S’ajoute du côté de l’Europe, un impact non négligeable de la variation des devises. L’euro a gagné entre le 15 janvier et le 15 mars près de 5 points avant de ne retrouver que très récemment le chemin de la baisse en direction des 1,08. Enfin, toujours au sujet du marché européen, la mise en place à partir du 1er janvier 2026 de la loi anti-déforestation RDUE renforce les incertitudes sur les approvisionnements européens en graine et tourteau de soja en provenance de l’Amérique du Sud. Ainsi, au gré des variations quotidiennes, le tourteau de soja délivré Montoir converge en direction des 370 €/t.

Les opérateurs demeurent tout de même vigilants quant aux perspectives de production à l’échelle internationale. La récolte brésilienne a rattrapé son retard de janvier et est maintenant réalisée à hauteur de 70 %. Les attentes d’un volume final de 169 millions de tonnes tendent à se confirmer. En Argentine, le doute persiste bien que les conditions de cultures s’améliorent avec le retour des pluies depuis le début du mois de février.

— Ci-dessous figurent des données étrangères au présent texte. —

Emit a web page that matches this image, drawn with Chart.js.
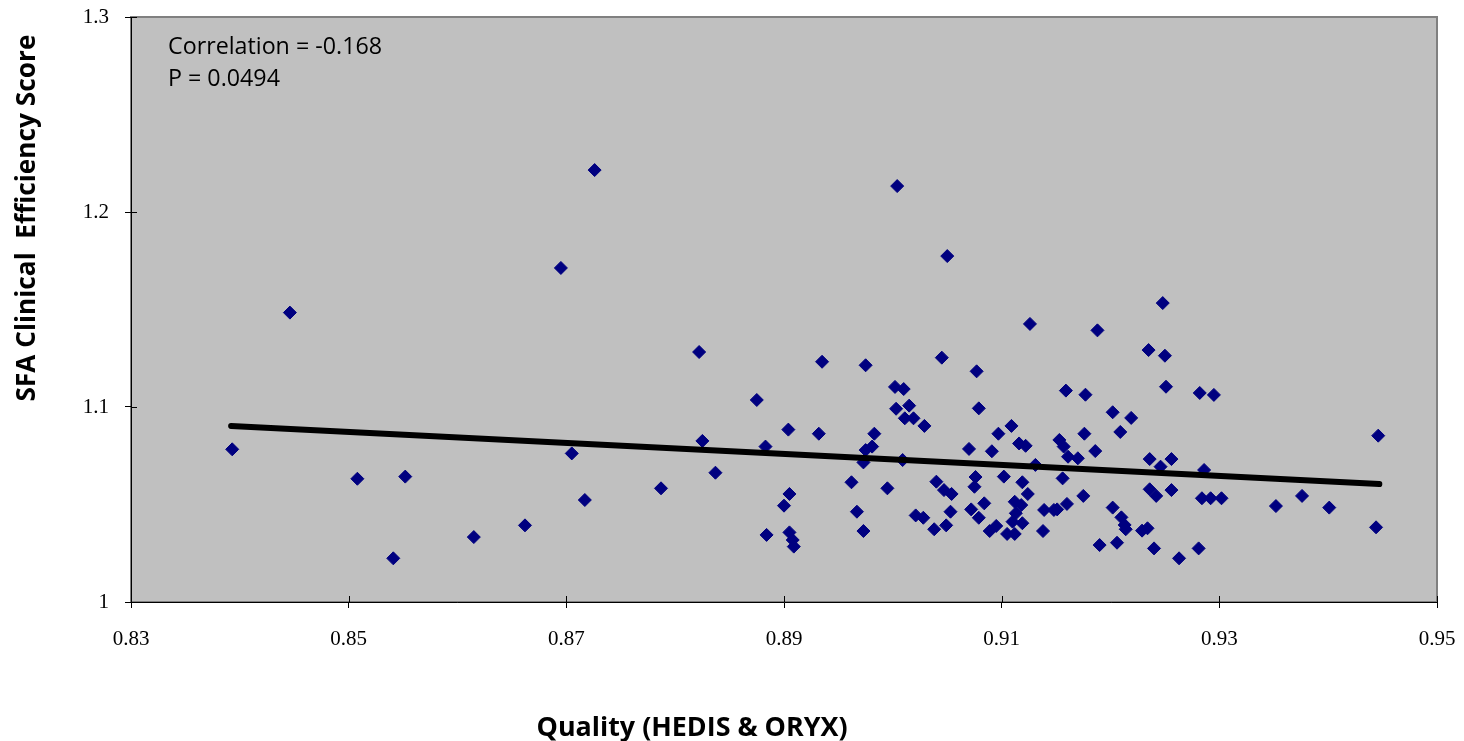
<!DOCTYPE html>
<html>
<head>
<meta charset="utf-8">
<script src="https://cdn.jsdelivr.net/npm/chart.js@4/dist/chart.umd.min.js"></script>
<style>
  html, body { margin: 0; padding: 0; background: #ffffff; }
  #wrap { width: 1464px; height: 741px; position: relative; }
</style>
</head>
<body>
<div id="wrap"><canvas id="c" width="1464" height="741"></canvas></div>
<script>
// ---- Data ----
const qualityX = [
  0.8393, 0.8446, 0.8508, 0.8552, 0.8541, 0.8615, 0.8662, 0.8695, 0.8726, 0.8705,
  0.8717, 0.8787, 0.8822, 0.8825, 0.8837, 0.8875, 0.8883, 0.8884, 0.8904, 0.8905,
  0.8900, 0.8905, 0.8908, 0.8909, 0.8935, 0.8932, 0.8962, 0.8967, 0.8973, 0.8975,
  0.8981, 0.8975, 0.8973, 0.8983, 0.8995, 0.9002, 0.9010, 0.9003, 0.9015, 0.9011,
  0.9019, 0.9029, 0.9009, 0.9004, 0.9021, 0.9028, 0.9038, 0.9049, 0.9040, 0.9047,
  0.9054, 0.9053, 0.9045, 0.9050, 0.9070, 0.9072, 0.9076, 0.9075, 0.9077, 0.9079,
  0.9079, 0.9084, 0.9089, 0.9095, 0.9091, 0.9097, 0.9102, 0.9105, 0.9109, 0.9112,
  0.9118, 0.9113, 0.9110, 0.9119, 0.9112, 0.9116, 0.9122, 0.9119, 0.9124, 0.9126,
  0.9131, 0.9138, 0.9139, 0.9148, 0.9151, 0.9153, 0.9157, 0.9156, 0.9159, 0.9160,
  0.9161, 0.9170, 0.9175, 0.9176, 0.9177, 0.9186, 0.9188, 0.9190, 0.9202, 0.9202,
  0.9206, 0.9209, 0.9210, 0.9213, 0.9214, 0.9219, 0.9229, 0.9234, 0.9235, 0.9236,
  0.9236, 0.9242, 0.9240, 0.9246, 0.9248, 0.9250, 0.9251, 0.9256, 0.9256, 0.9263,
  0.9281, 0.9282, 0.9286, 0.9284, 0.9292, 0.9295, 0.9302, 0.9352, 0.9376, 0.9401,
  0.9444, 0.9446
];
const efficiencyY = [
  1.0783, 1.1484, 1.0632, 1.0643, 1.0224, 1.0333, 1.0393, 1.1713, 1.2215, 1.0762,
  1.0523, 1.0583, 1.1282, 1.0826, 1.0663, 1.1036, 1.0797, 1.0344, 1.0884, 1.0554,
  1.0494, 1.0357, 1.0318, 1.0284, 1.1232, 1.0863, 1.0614, 1.0463, 1.0364, 1.1214,
  1.0797, 1.0779, 1.0716, 1.0863, 1.0583, 1.1103, 1.1092, 1.0991, 1.1007, 1.0942,
  1.0942, 1.0903, 1.0728, 1.2133, 1.0444, 1.0432, 1.0373, 1.0393, 1.0617, 1.0574,
  1.0554, 1.0463, 1.1253, 1.1774, 1.0785, 1.0475, 1.0641, 1.0591, 1.1183, 1.0993,
  1.0432, 1.0506, 1.0364, 1.0390, 1.0773, 1.0863, 1.0643, 1.0349, 1.0903, 1.0514,
  1.0497, 1.0455, 1.0412, 1.0404, 1.0349, 1.0813, 1.0801, 1.0614, 1.0554, 1.1426,
  1.0703, 1.0364, 1.0472, 1.0472, 1.0475, 1.0831, 1.0797, 1.0634, 1.1084, 1.0503,
  1.0745, 1.0737, 1.0544, 1.0863, 1.1063, 1.0774, 1.1393, 1.0292, 1.0973, 1.0484,
  1.0304, 1.0872, 1.0434, 1.0395, 1.0373, 1.0944, 1.0366, 1.0378, 1.1292, 1.0733,
  1.0578, 1.0544, 1.0275, 1.0694, 1.1533, 1.1263, 1.1104, 1.0733, 1.0574, 1.0224,
  1.0275, 1.1072, 1.0677, 1.0532, 1.0532, 1.1062, 1.0532, 1.0492, 1.0544, 1.0484,
  1.0383, 1.0853
];
const trendX = [0.8392, 0.9447];
const trendY = [1.0903, 1.0605];
const xTickValues = [0.83, 0.85, 0.87, 0.89, 0.91, 0.93, 0.95];
const xTickLabels = ['0.83', '0.85', '0.87', '0.89', '0.91', '0.93', '0.95'];
const yTickValues = [1.0, 1.1, 1.2, 1.3];
const yTickLabels = ['1', '1.1', '1.2', '1.3'];
const xTitle = 'Quality (HEDIS & ORYX)';
const yTitle = 'SFA Clinical  Efficiency Score';
const annotationLines = ['Correlation = -0.168', 'P = 0.0494'];

// ---- Build chart ----
const scatterPoints = qualityX.map((x, i) => ({ x: x, y: efficiencyY[i] }));
const trendPoints = trendX.map((x, i) => ({ x: x, y: trendY[i] }));

function fitFont(ctx, text, weight, family, target) {
  ctx.font = weight + ' 100px ' + family;
  const w = ctx.measureText(text).width;
  return 100 * target / w;
}

const decor = {
  id: 'decor',
  beforeDraw(chart) {
    const { ctx, chartArea: a } = chart;
    ctx.save();
    ctx.fillStyle = '#C0C0C0';
    ctx.fillRect(a.left, a.top, a.right - a.left, a.bottom - a.top);
    ctx.strokeStyle = '#808080';
    ctx.lineWidth = 2;
    ctx.strokeRect(a.left, a.top, a.right - a.left, a.bottom - a.top);
    ctx.restore();
  },
  afterDraw(chart) {
    const { ctx, chartArea: a } = chart;
    const xs = chart.scales.x, ys = chart.scales.y;
    ctx.save();
    // inner halves of the crossing tick marks
    ctx.strokeStyle = '#000000';
    ctx.lineWidth = 1;
    ctx.beginPath();
    xTickValues.forEach(v => {
      const px = Math.round(xs.getPixelForValue(v)) + 0.5;
      ctx.moveTo(px, a.bottom);
      ctx.lineTo(px, a.bottom - 6);
    });
    yTickValues.forEach(v => {
      const py = Math.round(ys.getPixelForValue(v)) + 0.5;
      ctx.moveTo(a.left, py);
      ctx.lineTo(a.left + 6, py);
    });
    ctx.stroke();

    ctx.fillStyle = '#000000';
    // Annotation text
    let fs = fitFont(ctx, annotationLines[0], 'normal', '"Open Sans"', 214);
    ctx.font = 'normal ' + fs.toFixed(2) + 'px "Open Sans"';
    ctx.textAlign = 'left';
    ctx.textBaseline = 'alphabetic';
    ctx.fillText(annotationLines[0], 168, 54);
    ctx.fillText(annotationLines[1], 168, 86);
    // X title
    fs = fitFont(ctx, xTitle, 'bold', '"Open Sans"', 311);
    ctx.font = 'bold ' + fs.toFixed(2) + 'px "Open Sans"';
    ctx.textAlign = 'center';
    ctx.fillText(xTitle, 692, 736);
    // Y title
    fs = fitFont(ctx, yTitle, 'bold', '"Open Sans"', 367);
    ctx.font = 'bold ' + fs.toFixed(2) + 'px "Open Sans"';
    ctx.translate(35, 218);
    ctx.rotate(-Math.PI / 2);
    ctx.textAlign = 'center';
    ctx.fillText(yTitle, 0, 0);
    ctx.restore();
  }
};

new Chart(document.getElementById('c'), {
  type: 'scatter',
  data: {
    datasets: [
      {
        type: 'line',
        label: 'Trend',
        data: trendPoints,
        borderColor: '#000000',
        borderWidth: 6,
        borderCapStyle: 'round',
        pointRadius: 0,
        fill: false,
        order: 0
      },
      {
        label: 'Hospitals',
        data: scatterPoints,
        pointStyle: 'rectRot',
        pointRadius: 6.5,
        pointBackgroundColor: '#000080',
        pointBorderColor: '#000080',
        pointBorderWidth: 1,
        order: 1
      }
    ]
  },
  options: {
    responsive: false,
    animation: false,
    devicePixelRatio: 1,
    layout: { padding: { top: 17, right: 27, left: 0, bottom: 0 } },
    plugins: {
      legend: { display: false },
      tooltip: { enabled: false }
    },
    scales: {
      x: {
        type: 'linear',
        min: 0.83,
        max: 0.95,
        afterBuildTicks(scale) { scale.ticks = xTickValues.map(v => ({ value: v })); },
        afterFit(scale) { scale.height = 139; scale.paddingLeft = 0; scale.paddingRight = 0; },
        ticks: {
          callback: (v, i) => xTickLabels[i],
          font: { family: '"Liberation Serif"', size: 21 },
          color: '#000000',
          padding: 19,
          maxRotation: 0
        },
        grid: { drawOnChartArea: false, drawTicks: true, tickLength: 6, color: '#000000', lineWidth: 1 },
        border: { display: true, color: '#000000', width: 1 }
      },
      y: {
        type: 'linear',
        min: 1.0,
        max: 1.3,
        afterBuildTicks(scale) { scale.ticks = yTickValues.map(v => ({ value: v })); },
        afterFit(scale) { scale.width = 131; scale.paddingTop = 0; scale.paddingBottom = 0; },
        ticks: {
          callback: (v, i) => yTickLabels[i],
          font: { family: '"Liberation Serif"', size: 21 },
          color: '#000000',
          padding: 16
        },
        grid: { drawOnChartArea: false, drawTicks: true, tickLength: 6, color: '#000000', lineWidth: 1 },
        border: { display: true, color: '#000000', width: 1 }
      }
    }
  },
  plugins: [decor]
});
</script>
</body>
</html>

A suivre : Mise en place des taxes européennes à l’encontre des produits agricoles américains (maïs, soja), taxes chinoises à l’encontre des huiles et des tourteaux de canola canadiens, taxes américaines contre le Canada et le Mexique, suivi des ventes à l'exportation hebdomadaires aux États-Unis, rythme des importations européennes (maïs, colza/canola), évolution de la parité euro/dollar, évolution des conditions de culture des blés dans l’hémisphère Nord, rythme des exportations du blé français, fin des semis et évolution des conditions de culture du maïs safrinha au Brésil.

(1) Société spécialisée dans le suivi des marchés des matières premières.